Data block »

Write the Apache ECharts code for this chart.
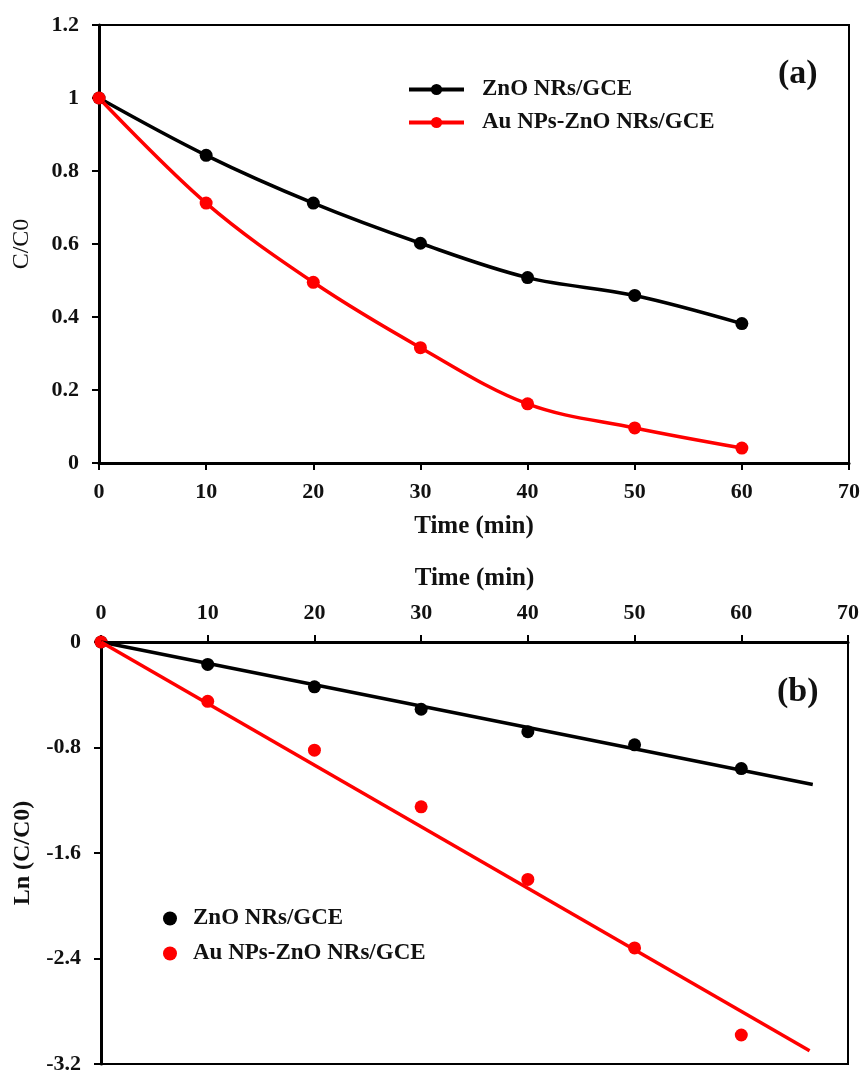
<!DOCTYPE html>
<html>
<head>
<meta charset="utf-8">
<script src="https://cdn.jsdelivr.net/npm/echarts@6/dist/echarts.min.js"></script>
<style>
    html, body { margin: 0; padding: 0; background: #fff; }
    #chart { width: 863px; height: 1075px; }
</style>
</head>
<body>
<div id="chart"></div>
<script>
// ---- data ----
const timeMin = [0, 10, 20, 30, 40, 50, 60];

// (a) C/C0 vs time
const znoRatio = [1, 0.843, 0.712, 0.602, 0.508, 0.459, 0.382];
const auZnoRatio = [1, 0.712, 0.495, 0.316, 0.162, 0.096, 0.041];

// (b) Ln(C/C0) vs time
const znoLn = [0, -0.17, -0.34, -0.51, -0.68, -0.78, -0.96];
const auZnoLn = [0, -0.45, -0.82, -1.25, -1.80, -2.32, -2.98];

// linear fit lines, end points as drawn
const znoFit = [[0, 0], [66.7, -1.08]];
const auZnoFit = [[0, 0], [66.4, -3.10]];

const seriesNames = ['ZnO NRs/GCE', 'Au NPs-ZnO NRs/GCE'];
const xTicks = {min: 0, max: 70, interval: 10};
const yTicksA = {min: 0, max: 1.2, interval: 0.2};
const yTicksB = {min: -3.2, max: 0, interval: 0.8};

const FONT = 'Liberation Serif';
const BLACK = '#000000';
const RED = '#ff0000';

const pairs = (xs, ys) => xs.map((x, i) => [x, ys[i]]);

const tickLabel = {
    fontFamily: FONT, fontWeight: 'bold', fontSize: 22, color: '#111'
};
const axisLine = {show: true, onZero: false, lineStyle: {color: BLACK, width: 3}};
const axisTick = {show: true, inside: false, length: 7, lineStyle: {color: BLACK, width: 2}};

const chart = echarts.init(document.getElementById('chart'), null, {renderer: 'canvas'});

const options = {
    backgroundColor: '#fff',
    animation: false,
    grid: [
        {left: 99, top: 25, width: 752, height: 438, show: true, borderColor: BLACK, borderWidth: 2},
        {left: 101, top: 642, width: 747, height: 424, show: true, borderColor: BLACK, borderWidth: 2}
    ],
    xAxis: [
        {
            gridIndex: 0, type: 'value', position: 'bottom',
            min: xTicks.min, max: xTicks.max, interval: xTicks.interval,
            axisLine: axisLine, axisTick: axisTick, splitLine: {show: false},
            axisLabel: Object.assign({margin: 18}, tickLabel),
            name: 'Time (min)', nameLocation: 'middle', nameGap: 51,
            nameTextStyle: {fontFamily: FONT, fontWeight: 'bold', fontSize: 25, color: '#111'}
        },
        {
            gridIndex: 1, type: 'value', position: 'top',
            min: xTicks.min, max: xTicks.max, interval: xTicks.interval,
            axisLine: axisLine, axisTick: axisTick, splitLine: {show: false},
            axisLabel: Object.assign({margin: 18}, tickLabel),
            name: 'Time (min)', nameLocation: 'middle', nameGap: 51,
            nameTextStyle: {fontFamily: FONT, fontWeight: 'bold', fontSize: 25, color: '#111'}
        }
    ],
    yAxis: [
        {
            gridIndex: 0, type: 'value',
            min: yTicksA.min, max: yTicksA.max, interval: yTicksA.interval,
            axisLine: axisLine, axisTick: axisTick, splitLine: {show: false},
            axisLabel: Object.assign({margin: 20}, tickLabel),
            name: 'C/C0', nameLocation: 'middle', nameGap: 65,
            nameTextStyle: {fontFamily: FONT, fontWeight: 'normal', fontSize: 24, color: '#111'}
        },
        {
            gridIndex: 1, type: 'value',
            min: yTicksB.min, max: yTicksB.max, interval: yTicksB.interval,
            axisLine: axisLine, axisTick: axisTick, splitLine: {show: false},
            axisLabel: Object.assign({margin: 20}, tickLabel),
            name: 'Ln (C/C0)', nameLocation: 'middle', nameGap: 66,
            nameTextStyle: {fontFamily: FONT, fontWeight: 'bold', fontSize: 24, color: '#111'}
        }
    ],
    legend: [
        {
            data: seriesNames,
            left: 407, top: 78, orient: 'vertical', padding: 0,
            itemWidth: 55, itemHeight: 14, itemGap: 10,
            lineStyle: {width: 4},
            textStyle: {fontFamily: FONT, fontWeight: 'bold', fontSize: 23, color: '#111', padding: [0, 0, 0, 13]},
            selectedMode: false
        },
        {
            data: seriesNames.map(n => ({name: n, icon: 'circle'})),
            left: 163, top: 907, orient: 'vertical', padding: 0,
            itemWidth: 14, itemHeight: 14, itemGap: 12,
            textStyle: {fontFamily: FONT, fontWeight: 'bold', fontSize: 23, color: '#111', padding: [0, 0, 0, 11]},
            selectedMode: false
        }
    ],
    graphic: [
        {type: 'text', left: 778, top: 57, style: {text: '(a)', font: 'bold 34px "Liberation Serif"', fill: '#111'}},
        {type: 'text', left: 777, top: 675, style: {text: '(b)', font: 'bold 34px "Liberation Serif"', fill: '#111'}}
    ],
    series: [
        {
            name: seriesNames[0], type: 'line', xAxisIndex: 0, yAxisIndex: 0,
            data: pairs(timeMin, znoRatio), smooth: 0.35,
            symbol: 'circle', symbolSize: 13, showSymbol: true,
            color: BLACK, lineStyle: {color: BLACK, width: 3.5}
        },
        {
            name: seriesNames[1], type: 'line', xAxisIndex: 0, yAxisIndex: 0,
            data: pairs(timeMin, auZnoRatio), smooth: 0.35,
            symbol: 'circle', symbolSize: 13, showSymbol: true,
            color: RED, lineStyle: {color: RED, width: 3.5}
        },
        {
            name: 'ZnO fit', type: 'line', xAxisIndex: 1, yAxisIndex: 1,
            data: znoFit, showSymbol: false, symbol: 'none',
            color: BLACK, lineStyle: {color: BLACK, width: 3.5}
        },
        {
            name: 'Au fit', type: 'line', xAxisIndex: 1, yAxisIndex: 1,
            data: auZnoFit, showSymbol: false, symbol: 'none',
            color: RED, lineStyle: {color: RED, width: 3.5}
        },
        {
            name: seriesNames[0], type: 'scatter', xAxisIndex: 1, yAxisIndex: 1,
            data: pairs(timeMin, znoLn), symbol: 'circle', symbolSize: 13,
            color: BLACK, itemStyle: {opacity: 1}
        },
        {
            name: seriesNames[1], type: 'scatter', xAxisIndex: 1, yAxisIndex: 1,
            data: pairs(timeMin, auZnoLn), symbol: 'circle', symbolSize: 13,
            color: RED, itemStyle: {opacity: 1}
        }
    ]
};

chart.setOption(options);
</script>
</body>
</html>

Exercise instructions »
Repeat the data exactly, dropping every picture it holds.

Written answer »
Write the Apache ECharts code for this chart.
<!DOCTYPE html>
<html>
<head>
<meta charset="utf-8">
<script src="https://cdn.jsdelivr.net/npm/echarts@6/dist/echarts.min.js"></script>
<style>
    html, body { margin: 0; padding: 0; background: #fff; }
    #chart { width: 863px; height: 1075px; }
</style>
</head>
<body>
<div id="chart"></div>
<script>
// ---- data ----
const timeMin = [0, 10, 20, 30, 40, 50, 60];

// (a) C/C0 vs time
const znoRatio = [1, 0.843, 0.712, 0.602, 0.508, 0.459, 0.382];
const auZnoRatio = [1, 0.712, 0.495, 0.316, 0.162, 0.096, 0.041];

// (b) Ln(C/C0) vs time
const znoLn = [0, -0.17, -0.34, -0.51, -0.68, -0.78, -0.96];
const auZnoLn = [0, -0.45, -0.82, -1.25, -1.80, -2.32, -2.98];

// linear fit lines, end points as drawn
const znoFit = [[0, 0], [66.7, -1.08]];
const auZnoFit = [[0, 0], [66.4, -3.10]];

const seriesNames = ['ZnO NRs/GCE', 'Au NPs-ZnO NRs/GCE'];
const xTicks = {min: 0, max: 70, interval: 10};
const yTicksA = {min: 0, max: 1.2, interval: 0.2};
const yTicksB = {min: -3.2, max: 0, interval: 0.8};

const FONT = 'Liberation Serif';
const BLACK = '#000000';
const RED = '#ff0000';

const pairs = (xs, ys) => xs.map((x, i) => [x, ys[i]]);

const tickLabel = {
    fontFamily: FONT, fontWeight: 'bold', fontSize: 22, color: '#111'
};
const axisLine = {show: true, onZero: false, lineStyle: {color: BLACK, width: 3}};
const axisTick = {show: true, inside: false, length: 7, lineStyle: {color: BLACK, width: 2}};

const chart = echarts.init(document.getElementById('chart'), null, {renderer: 'canvas'});

const options = {
    backgroundColor: '#fff',
    animation: false,
    grid: [
        {left: 99, top: 25, width: 752, height: 438, show: true, borderColor: BLACK, borderWidth: 2},
        {left: 101, top: 642, width: 747, height: 424, show: true, borderColor: BLACK, borderWidth: 2}
    ],
    xAxis: [
        {
            gridIndex: 0, type: 'value', position: 'bottom',
            min: xTicks.min, max: xTicks.max, interval: xTicks.interval,
            axisLine: axisLine, axisTick: axisTick, splitLine: {show: false},
            axisLabel: Object.assign({margin: 18}, tickLabel),
            name: 'Time (min)', nameLocation: 'middle', nameGap: 51,
            nameTextStyle: {fontFamily: FONT, fontWeight: 'bold', fontSize: 25, color: '#111'}
        },
        {
            gridIndex: 1, type: 'value', position: 'top',
            min: xTicks.min, max: xTicks.max, interval: xTicks.interval,
            axisLine: axisLine, axisTick: axisTick, splitLine: {show: false},
            axisLabel: Object.assign({margin: 18}, tickLabel),
            name: 'Time (min)', nameLocation: 'middle', nameGap: 51,
            nameTextStyle: {fontFamily: FONT, fontWeight: 'bold', fontSize: 25, color: '#111'}
        }
    ],
    yAxis: [
        {
            gridIndex: 0, type: 'value',
            min: yTicksA.min, max: yTicksA.max, interval: yTicksA.interval,
            axisLine: axisLine, axisTick: axisTick, splitLine: {show: false},
            axisLabel: Object.assign({margin: 20}, tickLabel),
            name: 'C/C0', nameLocation: 'middle', nameGap: 65,
            nameTextStyle: {fontFamily: FONT, fontWeight: 'normal', fontSize: 24, color: '#111'}
        },
        {
            gridIndex: 1, type: 'value',
            min: yTicksB.min, max: yTicksB.max, interval: yTicksB.interval,
            axisLine: axisLine, axisTick: axisTick, splitLine: {show: false},
            axisLabel: Object.assign({margin: 20}, tickLabel),
            name: 'Ln (C/C0)', nameLocation: 'middle', nameGap: 66,
            nameTextStyle: {fontFamily: FONT, fontWeight: 'bold', fontSize: 24, color: '#111'}
        }
    ],
    legend: [
        {
            data: seriesNames,
            left: 407, top: 78, orient: 'vertical', padding: 0,
            itemWidth: 55, itemHeight: 14, itemGap: 10,
            lineStyle: {width: 4},
            textStyle: {fontFamily: FONT, fontWeight: 'bold', fontSize: 23, color: '#111', padding: [0, 0, 0, 13]},
            selectedMode: false
        },
        {
            data: seriesNames.map(n => ({name: n, icon: 'circle'})),
            left: 163, top: 907, orient: 'vertical', padding: 0,
            itemWidth: 14, itemHeight: 14, itemGap: 12,
            textStyle: {fontFamily: FONT, fontWeight: 'bold', fontSize: 23, color: '#111', padding: [0, 0, 0, 11]},
            selectedMode: false
        }
    ],
    graphic: [
        {type: 'text', left: 778, top: 57, style: {text: '(a)', font: 'bold 34px "Liberation Serif"', fill: '#111'}},
        {type: 'text', left: 777, top: 675, style: {text: '(b)', font: 'bold 34px "Liberation Serif"', fill: '#111'}}
    ],
    series: [
        {
            name: seriesNames[0], type: 'line', xAxisIndex: 0, yAxisIndex: 0,
            data: pairs(timeMin, znoRatio), smooth: 0.35,
            symbol: 'circle', symbolSize: 13, showSymbol: true,
            color: BLACK, lineStyle: {color: BLACK, width: 3.5}
        },
        {
            name: seriesNames[1], type: 'line', xAxisIndex: 0, yAxisIndex: 0,
            data: pairs(timeMin, auZnoRatio), smooth: 0.35,
            symbol: 'circle', symbolSize: 13, showSymbol: true,
            color: RED, lineStyle: {color: RED, width: 3.5}
        },
        {
            name: 'ZnO fit', type: 'line', xAxisIndex: 1, yAxisIndex: 1,
            data: znoFit, showSymbol: false, symbol: 'none',
            color: BLACK, lineStyle: {color: BLACK, width: 3.5}
        },
        {
            name: 'Au fit', type: 'line', xAxisIndex: 1, yAxisIndex: 1,
            data: auZnoFit, showSymbol: false, symbol: 'none',
            color: RED, lineStyle: {color: RED, width: 3.5}
        },
        {
            name: seriesNames[0], type: 'scatter', xAxisIndex: 1, yAxisIndex: 1,
            data: pairs(timeMin, znoLn), symbol: 'circle', symbolSize: 13,
            color: BLACK, itemStyle: {opacity: 1}
        },
        {
            name: seriesNames[1], type: 'scatter', xAxisIndex: 1, yAxisIndex: 1,
            data: pairs(timeMin, auZnoLn), symbol: 'circle', symbolSize: 13,
            color: RED, itemStyle: {opacity: 1}
        }
    ]
};

chart.setOption(options);
</script>
</body>
</html>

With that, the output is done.